Carl Jacobson

  • Professor Emeritus

Bio

Research

Most of my research centers around the application of structural geology, metamorphic petrology, thermochronology, and detrital zircon dating to understanding the Mesozoic through Cenozoic tectonic evolution of western North America, with particular emphasis on southern California, southwestern Arizona, and northwestern Sonora Mexico. Much of this work involves the Pelona, Orocopia, and Rand schists, which are high-pressure/low-temperature oceanic assemblages thrust beneath North American continental basement during low-angle subduction related to the Laramide orogeny. My students and I have studied both the underthrusting and exhumation history of these rocks. More recently, we have also undertaken detrital zircon U-Pb dating to determine the age of deposition and source areas for the schist protoliths and to investigate the relationship between the schist protoliths and sedimentary units of the Cretaceous to Eocene forearc basin of southern California and northern Baja California.
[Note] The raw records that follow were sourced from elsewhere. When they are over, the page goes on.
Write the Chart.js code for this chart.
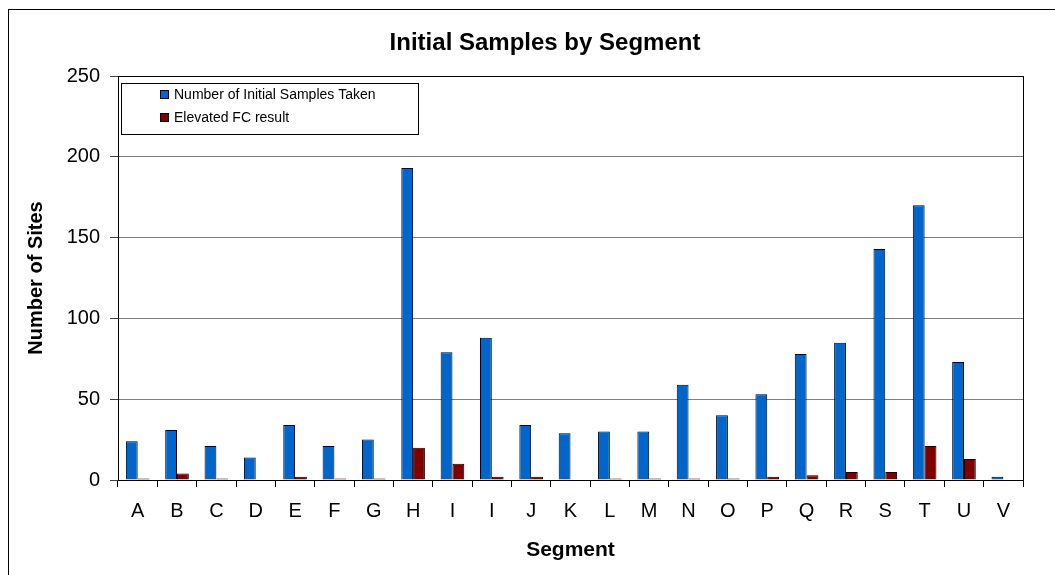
<!DOCTYPE html>
<html>
<head>
<meta charset="utf-8">
<script src="https://cdn.jsdelivr.net/npm/chart.js@4"></script>
<style>
  body { margin: 0; background: #ffffff; }
  #chart { display: block; }
</style>
</head>
<body>
<canvas id="chart" width="1055" height="575"></canvas>
<script>
var segments = ["A", "B", "C", "D", "E", "F", "G", "H", "I", "I", "J", "K", "L", "M", "N", "O", "P", "Q", "R", "S", "T", "U", "V"];
var samplesTaken = [24, 31, 21, 14, 34, 21, 25, 193, 79, 88, 34, 29, 30, 30, 59, 40, 53, 78, 85, 143, 170, 73, 2];
var elevatedFC = [1, 4, 1, 0, 2, 1, 1, 20, 10, 2, 2, 0, 1, 1, 1, 1, 2, 3, 5, 5, 21, 13, 0];
var yTicks = [0, 50, 100, 150, 200, 250];

var titleText = "Initial Samples by Segment";

// outer frame, title, plot border and the legend box are drawn here
var decorations = {
    id: "decorations",
    beforeDraw: function (chart) {
        var ctx = chart.ctx;
        ctx.save();
        ctx.fillStyle = "#ffffff";
        ctx.fillRect(0, 0, chart.width, chart.height);
        ctx.strokeStyle = "#000000";
        ctx.lineWidth = 1;
        ctx.strokeRect(8.5, 9.5, chart.width + 20, chart.height + 20);
        ctx.restore();
    },
    afterDraw: function (chart) {
        var ctx = chart.ctx;
        var area = chart.chartArea;
        ctx.save();
        ctx.strokeStyle = "#000000";
        ctx.lineWidth = 1;
        ctx.strokeRect(Math.round(area.left) + 0.5, Math.round(area.top) + 0.5,
            Math.round(area.right - area.left), Math.round(area.bottom - area.top));

        ctx.fillStyle = "#000000";
        ctx.font = "bold 24px Arial, 'Liberation Sans'";
        ctx.textAlign = "center";
        ctx.textBaseline = "middle";
        ctx.fillText(titleText, 545, 43);

        // legend
        ctx.fillStyle = "#ffffff";
        ctx.fillRect(121.5, 83.5, 297, 51);
        ctx.strokeRect(121.5, 83.5, 297, 51);
        ctx.font = "14px Arial, 'Liberation Sans'";
        ctx.textAlign = "left";
        var sets = chart.data.datasets;
        for (var i = 0; i < sets.length; i++) {
            var y = 95 + i * 23;
            ctx.fillStyle = sets[i].backgroundColor;
            ctx.fillRect(160.5, y - 4.5, 8, 8);
            ctx.strokeRect(160.5, y - 4.5, 8, 8);
            ctx.fillStyle = "#000000";
            ctx.fillText(sets[i].label, 174, y);
        }
        ctx.restore();
    }
};

var ctx = document.getElementById("chart").getContext("2d");
var myBarChart = new Chart(ctx, {
    type: "bar",
    data: {
        labels: segments,
        datasets: [{
            label: "Number of Initial Samples Taken",
            data: samplesTaken,
            backgroundColor: "#0066CC",
            borderColor: "#000000",
            borderWidth: 1
        }, {
            label: "Elevated FC result",
            data: elevatedFC,
            backgroundColor: "#800000",
            borderColor: "#000000",
            borderWidth: 1
        }]
    },
    options: {
        responsive: false,
        animation: false,
        layout: { padding: { left: 10, top: 76, right: 32, bottom: 0 } },
        datasets: { bar: { categoryPercentage: 0.6, barPercentage: 1 } },
        plugins: {
            legend: { display: false },
            tooltip: { enabled: false }
        },
        scales: {
            x: {
                grid: { offset: true, drawOnChartArea: false, drawTicks: true, tickLength: 7, tickColor: "#000000" },
                border: { color: "#000000" },
                ticks: { color: "#000000", padding: 12, font: { family: "Arial, 'Liberation Sans'", size: 20 } },
                title: {
                    display: true, text: "Segment", color: "#000000",
                    font: { family: "Arial, 'Liberation Sans'", size: 21, weight: "bold" },
                    padding: { top: 0, bottom: 12 }
                },
                afterFit: function (scale) { scale.height = 95; }
            },
            y: {
                min: 0,
                max: 250,
                afterBuildTicks: function (scale) {
                    scale.ticks = yTicks.map(function (v) { return { value: v }; });
                },
                grid: { color: "#808080", tickLength: 8, tickColor: "#404040" },
                border: { color: "#000000" },
                ticks: { color: "#000000", padding: 10, font: { family: "Arial, 'Liberation Sans'", size: 20 } },
                title: {
                    display: true, text: "Number of Sites", color: "#000000",
                    font: { family: "Arial, 'Liberation Sans'", size: 20, weight: "bold" },
                    padding: { top: 14, bottom: 0 }
                },
                afterFit: function (scale) { scale.width = 108; }
            }
        }
    },
    plugins: [decorations]
});
</script>
</body>
</html>
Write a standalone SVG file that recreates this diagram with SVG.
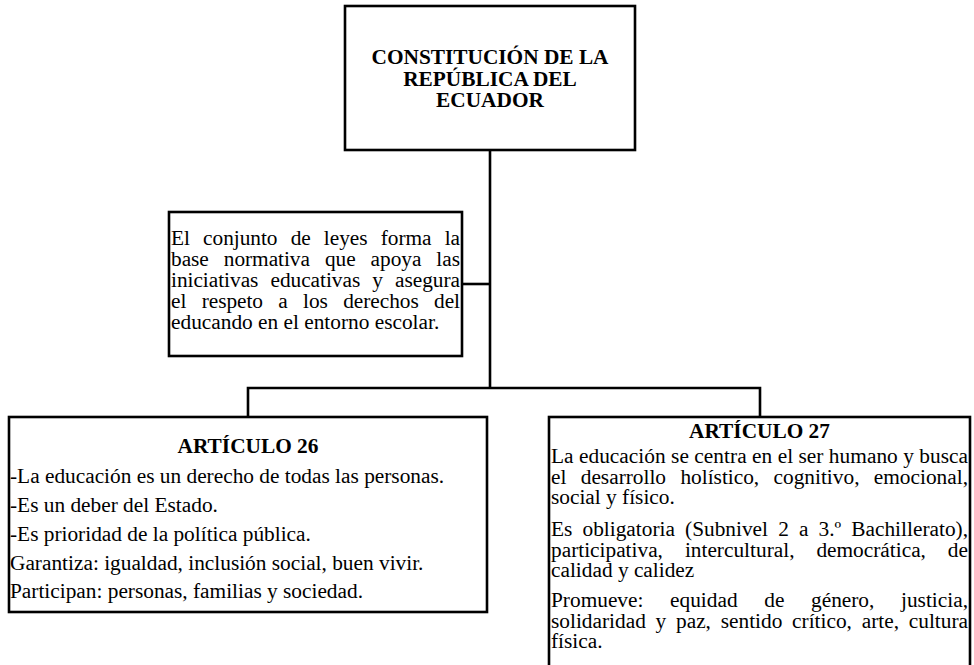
<svg xmlns="http://www.w3.org/2000/svg" width="974" height="665" viewBox="0 0 974 665">
<style>
.box{fill:#fff;stroke:#000;stroke-width:2.6}
.ln{fill:none;stroke:#000;stroke-width:2.6}
text{font-family:"Liberation Serif","Times New Roman",serif;font-size:21.33px;fill:#000}
.b{font-weight:bold}
.c{text-anchor:middle}
</style>
<rect width="974" height="665" fill="#fff"/>
<g id="connectors">
<path class="ln" d="M490,150 V388"/>
<path class="ln" d="M462,284 H490"/>
<path class="ln" d="M248,417 V388 H760 V417"/>
</g>
<g id="constitucion">
<rect class="box" x="345" y="6" width="290" height="144"/>
<text class="b c" x="490" y="64">CONSTITUCIÓN DE LA</text>
<text class="b c" x="490" y="85.5">REPÚBLICA DEL</text>
<text class="b c" x="490" y="107">ECUADOR</text>
</g>
<g id="base-normativa">
<rect class="box" x="169" y="212" width="293" height="144"/>
<text x="171" y="245" word-spacing="7.9" textLength="289" lengthAdjust="spacing">El conjunto de leyes forma la</text>
<text x="171" y="266" word-spacing="9.7" textLength="289" lengthAdjust="spacing">base normativa que apoya las</text>
<text x="171" y="287" word-spacing="6.8" textLength="289" lengthAdjust="spacing">iniciativas educativas y asegura</text>
<text x="171" y="308" word-spacing="10" textLength="289" lengthAdjust="spacing">el respeto a los derechos del</text>
<text x="171" y="329">educando en el entorno escolar.</text>
</g>
<g id="articulo26">
<rect class="box" x="9" y="417" width="478" height="195"/>
<text class="b c" x="248" y="453">ARTÍCULO 26</text>
<text x="10" y="483">-La educación es un derecho de todas las personas.</text>
<text x="10" y="512">-Es un deber del Estado.</text>
<text x="10" y="541">-Es prioridad de la política pública.</text>
<text x="10" y="569.5">Garantiza: igualdad, inclusión social, buen vivir.</text>
<text x="10" y="598">Participan: personas, familias y sociedad.</text>
</g>
<g id="articulo27">
<rect class="box" x="549" y="417" width="421" height="260"/>
<text class="b c" x="759.5" y="438">ARTÍCULO 27</text>
<text x="551" y="463" textLength="417" lengthAdjust="spacing">La educación se centra en el ser humano y busca</text>
<text x="551" y="483.5" word-spacing="9" textLength="417" lengthAdjust="spacing">el desarrollo holístico, cognitivo, emocional,</text>
<text x="551" y="504">social y físico.</text>
<text x="551" y="536" word-spacing="4.8" textLength="417" lengthAdjust="spacing">Es obligatoria (Subnivel 2 a 3.º Bachillerato),</text>
<text x="551" y="556.5" word-spacing="16.6" textLength="417" lengthAdjust="spacing">participativa, intercultural, democrática, de</text>
<text x="551" y="577">calidad y calidez</text>
<text x="551" y="607" word-spacing="21.3" textLength="417" lengthAdjust="spacing">Promueve: equidad de género, justicia,</text>
<text x="551" y="627.5" word-spacing="4.4" textLength="417" lengthAdjust="spacing">solidaridad y paz, sentido crítico, arte, cultura</text>
<text x="551" y="648">física.</text>
</g>
</svg>
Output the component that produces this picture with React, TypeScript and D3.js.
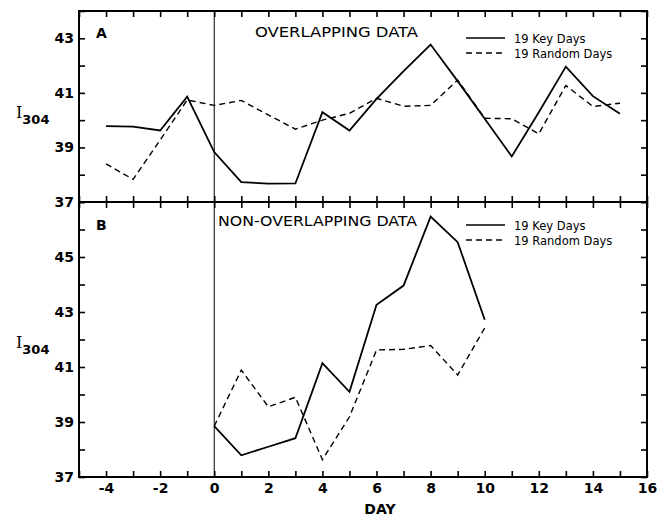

In addition to the above studies, which focus on the continental margin, we have also engaged in various studies of the retroarc region, including provenance and thermochronology analyses of the McCoy Mountains Formation and Maria fold and thrust belt of the Blythe-Quartzsite area of California and Arizona, as well as well potential equivalents in the Caborca area of Sonora, Mexico. The latter units reflect a phase of continental extension in the latest Jurassic to Early Cretaceous followed by compression in the Late Cretaceous.